Now, of this, there can be little doubt:
--That we load all our worries of a fretful world onto our kids;
--That we spend years reading to them before bed, only to see them grow up not to be readers;
--That we too often outsource our parenting — to math tutors, pitching coaches, Mandarin teachers, summer camps.
But every once in a while we get things right. Just right. And during one of the most conservative administrations in history — amid the Vietnam War and a break-in at that hideous Washington hotel — Richard Nixon signed Title IX in 1972.
And there's been no looking back.
By 2010, the number of girls playing high school sports rose to 3.2 million, up more than 1,000%. Fears that it would devastate male sports proved unfounded. In 2010, 4.5 million boys still played high school sports, an increase of almost a quarter over the same period.

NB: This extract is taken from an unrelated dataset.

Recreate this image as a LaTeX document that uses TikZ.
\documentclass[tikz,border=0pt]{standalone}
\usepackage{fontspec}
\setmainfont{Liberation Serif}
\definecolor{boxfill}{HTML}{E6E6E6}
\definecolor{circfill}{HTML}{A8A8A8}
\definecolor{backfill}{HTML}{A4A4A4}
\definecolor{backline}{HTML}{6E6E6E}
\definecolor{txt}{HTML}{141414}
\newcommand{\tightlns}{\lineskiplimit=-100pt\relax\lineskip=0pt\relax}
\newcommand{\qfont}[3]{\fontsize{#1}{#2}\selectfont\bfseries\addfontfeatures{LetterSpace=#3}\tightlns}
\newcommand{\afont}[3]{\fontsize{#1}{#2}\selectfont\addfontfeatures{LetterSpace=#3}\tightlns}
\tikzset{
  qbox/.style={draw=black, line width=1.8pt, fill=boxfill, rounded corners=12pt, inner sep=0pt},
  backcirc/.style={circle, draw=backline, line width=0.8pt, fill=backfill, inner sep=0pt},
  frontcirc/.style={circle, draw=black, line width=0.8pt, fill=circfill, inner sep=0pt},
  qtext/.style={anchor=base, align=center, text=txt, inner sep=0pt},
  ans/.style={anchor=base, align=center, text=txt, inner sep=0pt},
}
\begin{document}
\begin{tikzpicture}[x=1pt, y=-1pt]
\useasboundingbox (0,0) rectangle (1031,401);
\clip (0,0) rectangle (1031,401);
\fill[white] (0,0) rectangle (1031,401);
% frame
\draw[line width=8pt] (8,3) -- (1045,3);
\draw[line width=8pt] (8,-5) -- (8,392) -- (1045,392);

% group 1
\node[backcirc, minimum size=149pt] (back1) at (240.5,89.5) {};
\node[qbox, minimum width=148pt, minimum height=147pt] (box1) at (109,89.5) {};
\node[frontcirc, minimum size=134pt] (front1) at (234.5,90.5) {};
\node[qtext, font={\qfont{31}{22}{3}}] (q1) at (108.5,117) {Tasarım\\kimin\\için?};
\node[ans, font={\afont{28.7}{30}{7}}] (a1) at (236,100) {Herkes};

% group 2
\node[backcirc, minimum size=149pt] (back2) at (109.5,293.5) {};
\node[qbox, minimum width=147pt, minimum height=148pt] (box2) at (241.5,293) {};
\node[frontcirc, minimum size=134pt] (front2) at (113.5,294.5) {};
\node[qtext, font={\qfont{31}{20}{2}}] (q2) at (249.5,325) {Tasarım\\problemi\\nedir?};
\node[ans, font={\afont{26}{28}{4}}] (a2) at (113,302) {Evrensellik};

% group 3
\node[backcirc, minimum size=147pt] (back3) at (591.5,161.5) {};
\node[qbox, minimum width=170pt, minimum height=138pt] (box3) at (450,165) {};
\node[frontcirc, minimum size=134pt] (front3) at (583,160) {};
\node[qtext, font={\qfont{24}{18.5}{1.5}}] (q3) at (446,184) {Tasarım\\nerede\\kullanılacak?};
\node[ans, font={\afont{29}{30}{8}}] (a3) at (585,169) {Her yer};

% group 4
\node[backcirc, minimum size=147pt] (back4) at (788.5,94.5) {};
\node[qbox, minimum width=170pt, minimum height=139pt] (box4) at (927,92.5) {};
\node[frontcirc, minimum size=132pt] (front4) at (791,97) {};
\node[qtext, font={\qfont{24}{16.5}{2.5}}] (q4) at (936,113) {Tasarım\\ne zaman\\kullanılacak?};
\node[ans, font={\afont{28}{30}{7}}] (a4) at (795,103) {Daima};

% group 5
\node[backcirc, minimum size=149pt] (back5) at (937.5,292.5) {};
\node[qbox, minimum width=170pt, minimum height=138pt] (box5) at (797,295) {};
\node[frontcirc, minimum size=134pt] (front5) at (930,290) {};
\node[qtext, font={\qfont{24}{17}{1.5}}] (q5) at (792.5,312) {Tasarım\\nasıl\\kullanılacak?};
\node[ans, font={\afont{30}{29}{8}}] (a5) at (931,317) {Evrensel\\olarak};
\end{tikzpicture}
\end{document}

"I think it's the most significant sports development of the past 50 years," says Ferri, the skeptical Massachusetts teen who grew up to have three very athletic daughters, one now playing softball at Harvard. "I wouldn't trade the experience of helping her pursue her dream and the dozen-plus years of daily sitting on a bucket taking pitches off of my shins for a billion dollars."
Unlike with Jackie Robinson, there is no icon for Title IX, now as much a part of the American landscape as milky autumn moons.
Yet maybe there is. It's that freckled kid in the team picture on your den wall. She's probably 4 or 5 and her britches cinch up just under her armpits and fit her like a parachute. Missing a few teeth, she has one of those jack-o'-lantern smiles. Next to her is her dad. He's smiling too (and his pants don't fit so hot either).
They're the real legacy of Title IX. Because not only did Title IX give young girls a competitive chance, it made better fathers of their old men. In fact, four decades later, Title IX may have done as much for dads as it did for daughters.
So, happy birthday, Title IX. At 40, you're just a kid.